-- Start Data provided --

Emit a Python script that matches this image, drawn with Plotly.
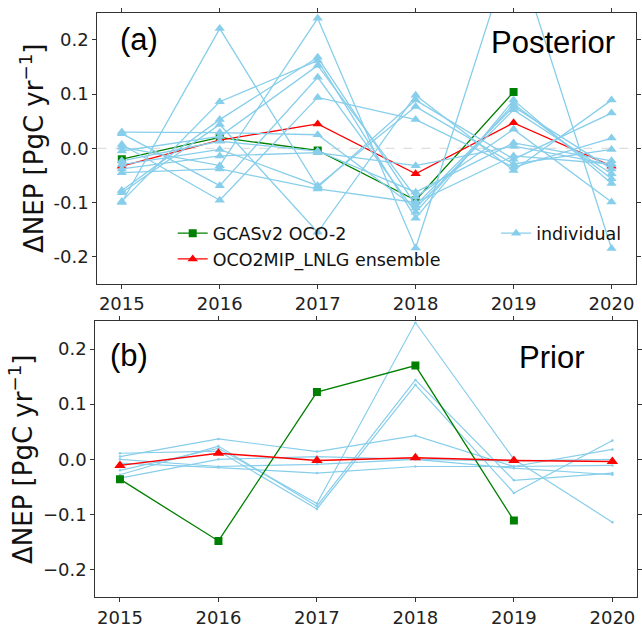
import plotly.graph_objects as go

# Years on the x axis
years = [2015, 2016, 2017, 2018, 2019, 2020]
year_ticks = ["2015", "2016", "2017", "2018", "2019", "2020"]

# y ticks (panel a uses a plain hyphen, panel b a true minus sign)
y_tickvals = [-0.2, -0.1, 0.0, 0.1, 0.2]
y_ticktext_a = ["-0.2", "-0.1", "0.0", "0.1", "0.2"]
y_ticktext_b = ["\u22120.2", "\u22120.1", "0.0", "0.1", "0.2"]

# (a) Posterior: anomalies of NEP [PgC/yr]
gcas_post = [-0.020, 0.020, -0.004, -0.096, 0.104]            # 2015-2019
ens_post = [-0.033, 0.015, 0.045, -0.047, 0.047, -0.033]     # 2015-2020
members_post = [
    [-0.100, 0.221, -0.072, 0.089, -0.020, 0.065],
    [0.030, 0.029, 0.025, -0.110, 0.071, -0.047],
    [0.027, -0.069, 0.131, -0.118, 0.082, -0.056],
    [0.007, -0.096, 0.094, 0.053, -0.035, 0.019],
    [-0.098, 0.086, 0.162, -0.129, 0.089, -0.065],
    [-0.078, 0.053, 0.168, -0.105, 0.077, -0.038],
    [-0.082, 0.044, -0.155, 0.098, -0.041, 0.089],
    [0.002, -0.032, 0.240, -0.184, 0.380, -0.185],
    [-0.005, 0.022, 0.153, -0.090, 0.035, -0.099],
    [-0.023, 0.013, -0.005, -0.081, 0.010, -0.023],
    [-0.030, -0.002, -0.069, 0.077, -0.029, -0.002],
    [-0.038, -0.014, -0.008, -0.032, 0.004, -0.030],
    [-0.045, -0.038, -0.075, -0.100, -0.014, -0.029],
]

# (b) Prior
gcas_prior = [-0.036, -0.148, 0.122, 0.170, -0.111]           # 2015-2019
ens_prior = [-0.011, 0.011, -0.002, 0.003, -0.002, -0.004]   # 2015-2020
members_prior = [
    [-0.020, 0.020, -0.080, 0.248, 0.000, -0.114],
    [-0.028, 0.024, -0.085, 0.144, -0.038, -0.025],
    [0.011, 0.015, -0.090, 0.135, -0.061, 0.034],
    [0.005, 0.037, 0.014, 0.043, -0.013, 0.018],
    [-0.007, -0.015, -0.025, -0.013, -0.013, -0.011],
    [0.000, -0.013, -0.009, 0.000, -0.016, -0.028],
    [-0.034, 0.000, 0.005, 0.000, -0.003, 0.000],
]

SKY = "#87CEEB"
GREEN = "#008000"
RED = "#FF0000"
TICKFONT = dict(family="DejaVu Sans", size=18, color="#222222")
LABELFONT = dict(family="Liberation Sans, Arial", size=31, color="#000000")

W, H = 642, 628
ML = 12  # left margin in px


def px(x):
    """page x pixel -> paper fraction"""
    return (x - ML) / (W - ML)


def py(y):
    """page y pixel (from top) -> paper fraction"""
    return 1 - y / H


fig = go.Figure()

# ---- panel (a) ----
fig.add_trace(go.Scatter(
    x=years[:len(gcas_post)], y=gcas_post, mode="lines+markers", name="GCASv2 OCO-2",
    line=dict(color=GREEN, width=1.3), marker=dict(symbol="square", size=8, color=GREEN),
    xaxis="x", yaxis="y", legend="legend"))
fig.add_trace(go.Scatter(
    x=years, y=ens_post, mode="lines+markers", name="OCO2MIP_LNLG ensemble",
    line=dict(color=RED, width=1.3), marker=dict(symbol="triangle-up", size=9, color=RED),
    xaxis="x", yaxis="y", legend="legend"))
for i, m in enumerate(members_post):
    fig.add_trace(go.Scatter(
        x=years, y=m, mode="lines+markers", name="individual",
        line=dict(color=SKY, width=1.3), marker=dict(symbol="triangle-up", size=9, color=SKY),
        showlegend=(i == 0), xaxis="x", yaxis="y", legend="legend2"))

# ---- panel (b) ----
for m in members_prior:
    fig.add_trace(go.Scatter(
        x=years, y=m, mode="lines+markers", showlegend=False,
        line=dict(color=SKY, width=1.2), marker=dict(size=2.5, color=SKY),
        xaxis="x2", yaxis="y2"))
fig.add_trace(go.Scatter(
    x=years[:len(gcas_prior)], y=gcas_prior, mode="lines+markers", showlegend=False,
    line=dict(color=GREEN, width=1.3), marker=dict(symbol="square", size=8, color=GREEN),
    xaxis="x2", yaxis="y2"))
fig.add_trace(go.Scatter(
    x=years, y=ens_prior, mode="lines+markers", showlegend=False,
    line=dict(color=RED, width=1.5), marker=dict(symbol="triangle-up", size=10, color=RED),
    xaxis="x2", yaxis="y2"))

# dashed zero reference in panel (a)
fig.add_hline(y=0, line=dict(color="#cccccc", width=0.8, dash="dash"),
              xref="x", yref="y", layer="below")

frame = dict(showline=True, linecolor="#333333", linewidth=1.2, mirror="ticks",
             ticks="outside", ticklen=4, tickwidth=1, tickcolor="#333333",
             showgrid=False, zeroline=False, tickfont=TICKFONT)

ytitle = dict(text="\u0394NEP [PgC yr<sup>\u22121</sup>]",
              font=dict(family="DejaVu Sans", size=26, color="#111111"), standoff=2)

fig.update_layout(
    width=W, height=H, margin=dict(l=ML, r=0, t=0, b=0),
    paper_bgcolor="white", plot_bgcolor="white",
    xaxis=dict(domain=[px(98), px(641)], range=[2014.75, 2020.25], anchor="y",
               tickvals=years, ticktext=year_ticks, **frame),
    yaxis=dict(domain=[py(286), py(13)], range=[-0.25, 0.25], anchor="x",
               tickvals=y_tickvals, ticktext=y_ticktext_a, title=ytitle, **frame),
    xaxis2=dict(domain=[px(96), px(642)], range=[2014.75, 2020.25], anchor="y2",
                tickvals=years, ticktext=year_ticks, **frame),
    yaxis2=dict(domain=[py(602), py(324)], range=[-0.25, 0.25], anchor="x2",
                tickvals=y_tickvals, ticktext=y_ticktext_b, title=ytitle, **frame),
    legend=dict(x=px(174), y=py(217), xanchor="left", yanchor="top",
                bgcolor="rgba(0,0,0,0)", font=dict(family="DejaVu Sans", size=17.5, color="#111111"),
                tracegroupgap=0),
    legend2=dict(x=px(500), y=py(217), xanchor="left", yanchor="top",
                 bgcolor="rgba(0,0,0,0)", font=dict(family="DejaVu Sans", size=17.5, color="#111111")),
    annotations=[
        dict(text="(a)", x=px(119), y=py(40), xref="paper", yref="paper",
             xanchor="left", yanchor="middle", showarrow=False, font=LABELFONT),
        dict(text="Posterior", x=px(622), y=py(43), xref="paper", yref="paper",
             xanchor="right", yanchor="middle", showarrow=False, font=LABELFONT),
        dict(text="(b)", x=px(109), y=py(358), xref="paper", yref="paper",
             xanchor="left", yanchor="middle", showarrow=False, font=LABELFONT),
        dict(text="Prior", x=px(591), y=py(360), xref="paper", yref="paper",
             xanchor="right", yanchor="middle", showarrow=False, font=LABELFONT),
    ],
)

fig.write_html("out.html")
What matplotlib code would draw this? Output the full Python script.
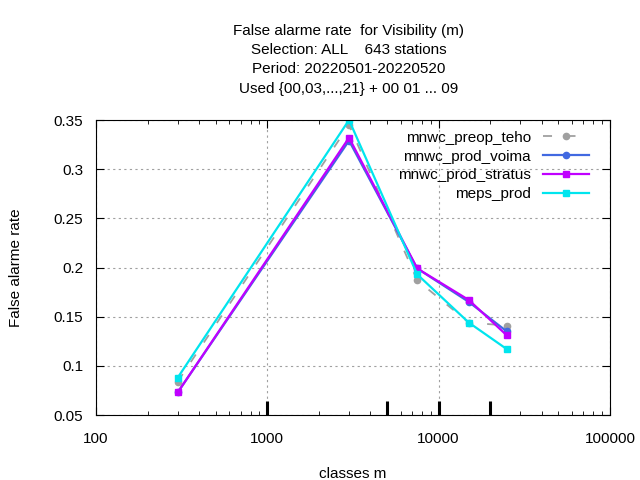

-- End Data provided --

What you are asked to do: Repeat the records word for word. Any picture in them should be left out.

The output:
Emit a Python script that matches this image, drawn with Plotly.
import plotly.graph_objects as go

# Years on the x axis
years = [2015, 2016, 2017, 2018, 2019, 2020]
year_ticks = ["2015", "2016", "2017", "2018", "2019", "2020"]

# y ticks (panel a uses a plain hyphen, panel b a true minus sign)
y_tickvals = [-0.2, -0.1, 0.0, 0.1, 0.2]
y_ticktext_a = ["-0.2", "-0.1", "0.0", "0.1", "0.2"]
y_ticktext_b = ["\u22120.2", "\u22120.1", "0.0", "0.1", "0.2"]

# (a) Posterior: anomalies of NEP [PgC/yr]
gcas_post = [-0.020, 0.020, -0.004, -0.096, 0.104]            # 2015-2019
ens_post = [-0.033, 0.015, 0.045, -0.047, 0.047, -0.033]     # 2015-2020
members_post = [
    [-0.100, 0.221, -0.072, 0.089, -0.020, 0.065],
    [0.030, 0.029, 0.025, -0.110, 0.071, -0.047],
    [0.027, -0.069, 0.131, -0.118, 0.082, -0.056],
    [0.007, -0.096, 0.094, 0.053, -0.035, 0.019],
    [-0.098, 0.086, 0.162, -0.129, 0.089, -0.065],
    [-0.078, 0.053, 0.168, -0.105, 0.077, -0.038],
    [-0.082, 0.044, -0.155, 0.098, -0.041, 0.089],
    [0.002, -0.032, 0.240, -0.184, 0.380, -0.185],
    [-0.005, 0.022, 0.153, -0.090, 0.035, -0.099],
    [-0.023, 0.013, -0.005, -0.081, 0.010, -0.023],
    [-0.030, -0.002, -0.069, 0.077, -0.029, -0.002],
    [-0.038, -0.014, -0.008, -0.032, 0.004, -0.030],
    [-0.045, -0.038, -0.075, -0.100, -0.014, -0.029],
]

# (b) Prior
gcas_prior = [-0.036, -0.148, 0.122, 0.170, -0.111]           # 2015-2019
ens_prior = [-0.011, 0.011, -0.002, 0.003, -0.002, -0.004]   # 2015-2020
members_prior = [
    [-0.020, 0.020, -0.080, 0.248, 0.000, -0.114],
    [-0.028, 0.024, -0.085, 0.144, -0.038, -0.025],
    [0.011, 0.015, -0.090, 0.135, -0.061, 0.034],
    [0.005, 0.037, 0.014, 0.043, -0.013, 0.018],
    [-0.007, -0.015, -0.025, -0.013, -0.013, -0.011],
    [0.000, -0.013, -0.009, 0.000, -0.016, -0.028],
    [-0.034, 0.000, 0.005, 0.000, -0.003, 0.000],
]

SKY = "#87CEEB"
GREEN = "#008000"
RED = "#FF0000"
TICKFONT = dict(family="DejaVu Sans", size=18, color="#222222")
LABELFONT = dict(family="Liberation Sans, Arial", size=31, color="#000000")

W, H = 642, 628
ML = 12  # left margin in px


def px(x):
    """page x pixel -> paper fraction"""
    return (x - ML) / (W - ML)


def py(y):
    """page y pixel (from top) -> paper fraction"""
    return 1 - y / H


fig = go.Figure()

# ---- panel (a) ----
fig.add_trace(go.Scatter(
    x=years[:len(gcas_post)], y=gcas_post, mode="lines+markers", name="GCASv2 OCO-2",
    line=dict(color=GREEN, width=1.3), marker=dict(symbol="square", size=8, color=GREEN),
    xaxis="x", yaxis="y", legend="legend"))
fig.add_trace(go.Scatter(
    x=years, y=ens_post, mode="lines+markers", name="OCO2MIP_LNLG ensemble",
    line=dict(color=RED, width=1.3), marker=dict(symbol="triangle-up", size=9, color=RED),
    xaxis="x", yaxis="y", legend="legend"))
for i, m in enumerate(members_post):
    fig.add_trace(go.Scatter(
        x=years, y=m, mode="lines+markers", name="individual",
        line=dict(color=SKY, width=1.3), marker=dict(symbol="triangle-up", size=9, color=SKY),
        showlegend=(i == 0), xaxis="x", yaxis="y", legend="legend2"))

# ---- panel (b) ----
for m in members_prior:
    fig.add_trace(go.Scatter(
        x=years, y=m, mode="lines+markers", showlegend=False,
        line=dict(color=SKY, width=1.2), marker=dict(size=2.5, color=SKY),
        xaxis="x2", yaxis="y2"))
fig.add_trace(go.Scatter(
    x=years[:len(gcas_prior)], y=gcas_prior, mode="lines+markers", showlegend=False,
    line=dict(color=GREEN, width=1.3), marker=dict(symbol="square", size=8, color=GREEN),
    xaxis="x2", yaxis="y2"))
fig.add_trace(go.Scatter(
    x=years, y=ens_prior, mode="lines+markers", showlegend=False,
    line=dict(color=RED, width=1.5), marker=dict(symbol="triangle-up", size=10, color=RED),
    xaxis="x2", yaxis="y2"))

# dashed zero reference in panel (a)
fig.add_hline(y=0, line=dict(color="#cccccc", width=0.8, dash="dash"),
              xref="x", yref="y", layer="below")

frame = dict(showline=True, linecolor="#333333", linewidth=1.2, mirror="ticks",
             ticks="outside", ticklen=4, tickwidth=1, tickcolor="#333333",
             showgrid=False, zeroline=False, tickfont=TICKFONT)

ytitle = dict(text="\u0394NEP [PgC yr<sup>\u22121</sup>]",
              font=dict(family="DejaVu Sans", size=26, color="#111111"), standoff=2)

fig.update_layout(
    width=W, height=H, margin=dict(l=ML, r=0, t=0, b=0),
    paper_bgcolor="white", plot_bgcolor="white",
    xaxis=dict(domain=[px(98), px(641)], range=[2014.75, 2020.25], anchor="y",
               tickvals=years, ticktext=year_ticks, **frame),
    yaxis=dict(domain=[py(286), py(13)], range=[-0.25, 0.25], anchor="x",
               tickvals=y_tickvals, ticktext=y_ticktext_a, title=ytitle, **frame),
    xaxis2=dict(domain=[px(96), px(642)], range=[2014.75, 2020.25], anchor="y2",
                tickvals=years, ticktext=year_ticks, **frame),
    yaxis2=dict(domain=[py(602), py(324)], range=[-0.25, 0.25], anchor="x2",
                tickvals=y_tickvals, ticktext=y_ticktext_b, title=ytitle, **frame),
    legend=dict(x=px(174), y=py(217), xanchor="left", yanchor="top",
                bgcolor="rgba(0,0,0,0)", font=dict(family="DejaVu Sans", size=17.5, color="#111111"),
                tracegroupgap=0),
    legend2=dict(x=px(500), y=py(217), xanchor="left", yanchor="top",
                 bgcolor="rgba(0,0,0,0)", font=dict(family="DejaVu Sans", size=17.5, color="#111111")),
    annotations=[
        dict(text="(a)", x=px(119), y=py(40), xref="paper", yref="paper",
             xanchor="left", yanchor="middle", showarrow=False, font=LABELFONT),
        dict(text="Posterior", x=px(622), y=py(43), xref="paper", yref="paper",
             xanchor="right", yanchor="middle", showarrow=False, font=LABELFONT),
        dict(text="(b)", x=px(109), y=py(358), xref="paper", yref="paper",
             xanchor="left", yanchor="middle", showarrow=False, font=LABELFONT),
        dict(text="Prior", x=px(591), y=py(360), xref="paper", yref="paper",
             xanchor="right", yanchor="middle", showarrow=False, font=LABELFONT),
    ],
)

fig.write_html("out.html")
What matplotlib code would draw this? Output the full Python script.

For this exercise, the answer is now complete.